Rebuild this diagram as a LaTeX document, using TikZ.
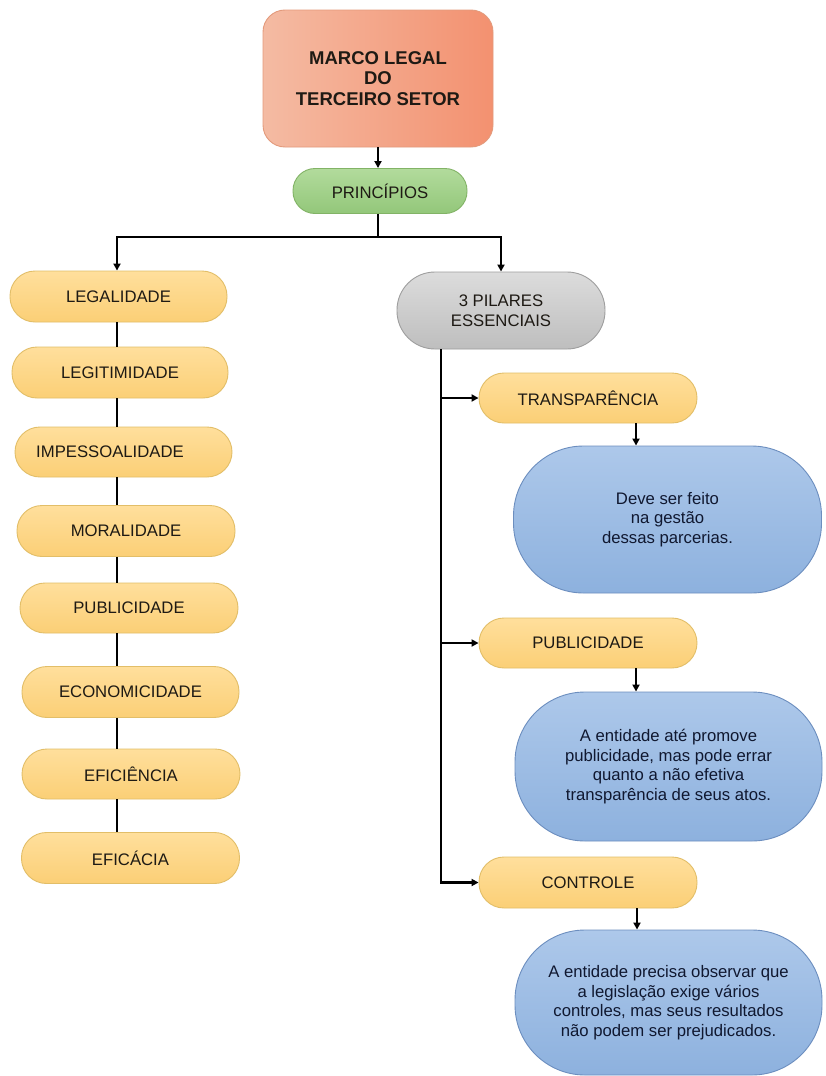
\documentclass[tikz,border=0pt]{standalone}
\usepackage{fontspec}
\setmainfont{Liberation Sans}
\usetikzlibrary{arrows.meta}
\definecolor{salL}{HTML}{F4BBA3}
\definecolor{salR}{HTML}{F39170}
\definecolor{salB}{HTML}{E39A7C}
\definecolor{grnT}{HTML}{B2DB9C}
\definecolor{grnB}{HTML}{93C77A}
\definecolor{grnD}{HTML}{82B366}
\definecolor{ylwT}{HTML}{FFDF9C}
\definecolor{ylwB}{HTML}{FBCF76}
\definecolor{ylwD}{HTML}{E2BE68}
\definecolor{gryT}{HTML}{DCDCDC}
\definecolor{gryB}{HTML}{BEBEBE}
\definecolor{gryD}{HTML}{9E9E9E}
\definecolor{bluT}{HTML}{ADC8EA}
\definecolor{bluB}{HTML}{8DB1DE}
\definecolor{bluD}{HTML}{6C8EBF}
\definecolor{txtY}{HTML}{1E1A14}
\definecolor{txtB}{HTML}{101830}
\tikzset{
  x=1pt, y=-1pt,
  base/.style={rectangle, draw, line width=0.9pt, inner sep=0pt, align=center,
    font=\fontsize{16.7}{19.5}\selectfont},
  titlebox/.style={base, draw=salB, left color=salL, right color=salR,
    rounded corners=22pt, minimum width=230pt, minimum height=137pt,
    text=txtY, font=\fontsize{18.5}{20.5}\selectfont\bfseries},
  greenbox/.style={base, draw=grnD, top color=grnT, bottom color=grnB,
    rounded corners=22pt, minimum width=174pt, minimum height=45pt, text=txtY},
  pill/.style={base, draw=ylwD, top color=ylwT, bottom color=ylwB,
    rounded corners=25pt, minimum width=218pt, minimum height=51pt, text=txtY},
  graybox/.style={base, draw=gryD, top color=gryT, bottom color=gryB,
    rounded corners=38pt, minimum width=208pt, minimum height=77pt, text=txtY},
  bluebox/.style={base, draw=bluD, top color=bluT, bottom color=bluB,
    rounded corners=70pt, minimum width=308pt, minimum height=147pt, text=txtB},
  conn/.style={line width=2.2pt, black},
  arr/.style={conn, -{Triangle[length=7pt,width=7pt]}}
}
\begin{document}
\begin{tikzpicture}
\useasboundingbox[fill=white] (0,0) rectangle (825,1076);

% top
\node[titlebox] (marco) at (378,78.5) {MARCO LEGAL\\DO\\TERCEIRO SETOR};
\node[greenbox] (princ) at (380,191) {PRINCÍPIOS};

% left column
\node[pill, minimum width=217pt] (legal) at (118.5,296.5) {LEGALIDADE};
\node[pill, minimum width=216pt] (legit) at (120,372.5) {LEGITIMIDADE};
\node[pill, minimum width=217pt, minimum height=50pt] (impes) at (123.5,452) {\hspace*{-27pt}IMPESSOALIDADE};
\node[pill] (moral) at (126,531) {MORALIDADE};
\node[pill, minimum height=50pt] (publ) at (129,608) {PUBLICIDADE};
\node[pill, minimum width=217pt] (econ) at (130.5,692) {ECONOMICIDADE};
\node[pill, minimum height=50pt] (efici) at (131,774) {EFICIÊNCIA};
\node[pill] (efica) at (130.5,858) {EFICÁCIA};

% right column
\node[graybox] (pilar) at (501,310.5) {3 PILARES\\ESSENCIAIS};
\node[pill, minimum height=50pt] (transp) at (588,398) {TRANSPARÊNCIA};
\node[bluebox] (blue1) at (667.5,519.5) {Deve ser feito\\na gestão\\dessas parcerias.};
\node[pill, minimum height=50pt] (publ2) at (588,643) {PUBLICIDADE};
\node[bluebox, minimum width=307pt, minimum height=149pt] (blue2) at (668.5,766.5)
  {A entidade até promove\\publicidade, mas pode errar\\quanto a não efetiva\\transparência de seus atos.};
\node[pill] (contr) at (588,882.5) {CONTROLE};
\node[bluebox, minimum width=307pt, minimum height=145pt] (blue3) at (668.5,1002.5)
  {A entidade precisa observar que\\a legislação exige vários\\controles, mas seus resultados\\não podem ser prejudicados.};

% connectors top
\coordinate (bj) at (378,237);
\draw[arr] (marco.south) -- (marco.south |- princ.north);
\draw[conn] (princ.south -| bj) -- (bj);
\draw[arr] (bj) -| ([xshift=-1.5pt]legal.north);
\draw[arr] (bj) -| (pilar.north);

% left chain
\coordinate (lx) at (117,0);
\draw[conn] (legal.south -| lx) -- (legit.north -| lx);
\draw[conn] (legit.south -| lx) -- (impes.north -| lx);
\draw[conn] (impes.south -| lx) -- (moral.north -| lx);
\draw[conn] (moral.south -| lx) -- (publ.north -| lx);
\draw[conn] (publ.south -| lx) -- (econ.north -| lx);
\draw[conn] (econ.south -| lx) -- (efici.north -| lx);
\draw[conn] (efici.south -| lx) -- (efica.north -| lx);

% right trunk
\coordinate (vx) at (441,0);
\draw[arr] (pilar.south -| vx) |- (contr.west);
\draw[arr] (transp.west -| vx) -- (transp.west);
\draw[arr] (publ2.west -| vx) -- (publ2.west);

% down arrows to blue boxes
\draw[arr] ([xshift=48pt]transp.south) -- ([xshift=48pt]transp.south |- blue1.north);
\draw[arr] ([xshift=48pt]publ2.south) -- ([xshift=48pt]publ2.south |- blue2.north);
\draw[arr] ([xshift=49pt]contr.south) -- ([xshift=49pt]contr.south |- blue3.north);
\end{tikzpicture}
\end{document}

• [Work instructions]
Transcribe all the data word for word; the images stay out.

• [Correct output]
Rebuild this diagram as a LaTeX document, using TikZ.
\documentclass[tikz,border=0pt]{standalone}
\usepackage{fontspec}
\setmainfont{Liberation Sans}
\usetikzlibrary{arrows.meta}
\definecolor{salL}{HTML}{F4BBA3}
\definecolor{salR}{HTML}{F39170}
\definecolor{salB}{HTML}{E39A7C}
\definecolor{grnT}{HTML}{B2DB9C}
\definecolor{grnB}{HTML}{93C77A}
\definecolor{grnD}{HTML}{82B366}
\definecolor{ylwT}{HTML}{FFDF9C}
\definecolor{ylwB}{HTML}{FBCF76}
\definecolor{ylwD}{HTML}{E2BE68}
\definecolor{gryT}{HTML}{DCDCDC}
\definecolor{gryB}{HTML}{BEBEBE}
\definecolor{gryD}{HTML}{9E9E9E}
\definecolor{bluT}{HTML}{ADC8EA}
\definecolor{bluB}{HTML}{8DB1DE}
\definecolor{bluD}{HTML}{6C8EBF}
\definecolor{txtY}{HTML}{1E1A14}
\definecolor{txtB}{HTML}{101830}
\tikzset{
  x=1pt, y=-1pt,
  base/.style={rectangle, draw, line width=0.9pt, inner sep=0pt, align=center,
    font=\fontsize{16.7}{19.5}\selectfont},
  titlebox/.style={base, draw=salB, left color=salL, right color=salR,
    rounded corners=22pt, minimum width=230pt, minimum height=137pt,
    text=txtY, font=\fontsize{18.5}{20.5}\selectfont\bfseries},
  greenbox/.style={base, draw=grnD, top color=grnT, bottom color=grnB,
    rounded corners=22pt, minimum width=174pt, minimum height=45pt, text=txtY},
  pill/.style={base, draw=ylwD, top color=ylwT, bottom color=ylwB,
    rounded corners=25pt, minimum width=218pt, minimum height=51pt, text=txtY},
  graybox/.style={base, draw=gryD, top color=gryT, bottom color=gryB,
    rounded corners=38pt, minimum width=208pt, minimum height=77pt, text=txtY},
  bluebox/.style={base, draw=bluD, top color=bluT, bottom color=bluB,
    rounded corners=70pt, minimum width=308pt, minimum height=147pt, text=txtB},
  conn/.style={line width=2.2pt, black},
  arr/.style={conn, -{Triangle[length=7pt,width=7pt]}}
}
\begin{document}
\begin{tikzpicture}
\useasboundingbox[fill=white] (0,0) rectangle (825,1076);

% top
\node[titlebox] (marco) at (378,78.5) {MARCO LEGAL\\DO\\TERCEIRO SETOR};
\node[greenbox] (princ) at (380,191) {PRINCÍPIOS};

% left column
\node[pill, minimum width=217pt] (legal) at (118.5,296.5) {LEGALIDADE};
\node[pill, minimum width=216pt] (legit) at (120,372.5) {LEGITIMIDADE};
\node[pill, minimum width=217pt, minimum height=50pt] (impes) at (123.5,452) {\hspace*{-27pt}IMPESSOALIDADE};
\node[pill] (moral) at (126,531) {MORALIDADE};
\node[pill, minimum height=50pt] (publ) at (129,608) {PUBLICIDADE};
\node[pill, minimum width=217pt] (econ) at (130.5,692) {ECONOMICIDADE};
\node[pill, minimum height=50pt] (efici) at (131,774) {EFICIÊNCIA};
\node[pill] (efica) at (130.5,858) {EFICÁCIA};

% right column
\node[graybox] (pilar) at (501,310.5) {3 PILARES\\ESSENCIAIS};
\node[pill, minimum height=50pt] (transp) at (588,398) {TRANSPARÊNCIA};
\node[bluebox] (blue1) at (667.5,519.5) {Deve ser feito\\na gestão\\dessas parcerias.};
\node[pill, minimum height=50pt] (publ2) at (588,643) {PUBLICIDADE};
\node[bluebox, minimum width=307pt, minimum height=149pt] (blue2) at (668.5,766.5)
  {A entidade até promove\\publicidade, mas pode errar\\quanto a não efetiva\\transparência de seus atos.};
\node[pill] (contr) at (588,882.5) {CONTROLE};
\node[bluebox, minimum width=307pt, minimum height=145pt] (blue3) at (668.5,1002.5)
  {A entidade precisa observar que\\a legislação exige vários\\controles, mas seus resultados\\não podem ser prejudicados.};

% connectors top
\coordinate (bj) at (378,237);
\draw[arr] (marco.south) -- (marco.south |- princ.north);
\draw[conn] (princ.south -| bj) -- (bj);
\draw[arr] (bj) -| ([xshift=-1.5pt]legal.north);
\draw[arr] (bj) -| (pilar.north);

% left chain
\coordinate (lx) at (117,0);
\draw[conn] (legal.south -| lx) -- (legit.north -| lx);
\draw[conn] (legit.south -| lx) -- (impes.north -| lx);
\draw[conn] (impes.south -| lx) -- (moral.north -| lx);
\draw[conn] (moral.south -| lx) -- (publ.north -| lx);
\draw[conn] (publ.south -| lx) -- (econ.north -| lx);
\draw[conn] (econ.south -| lx) -- (efici.north -| lx);
\draw[conn] (efici.south -| lx) -- (efica.north -| lx);

% right trunk
\coordinate (vx) at (441,0);
\draw[arr] (pilar.south -| vx) |- (contr.west);
\draw[arr] (transp.west -| vx) -- (transp.west);
\draw[arr] (publ2.west -| vx) -- (publ2.west);

% down arrows to blue boxes
\draw[arr] ([xshift=48pt]transp.south) -- ([xshift=48pt]transp.south |- blue1.north);
\draw[arr] ([xshift=48pt]publ2.south) -- ([xshift=48pt]publ2.south |- blue2.north);
\draw[arr] ([xshift=49pt]contr.south) -- ([xshift=49pt]contr.south |- blue3.north);
\end{tikzpicture}
\end{document}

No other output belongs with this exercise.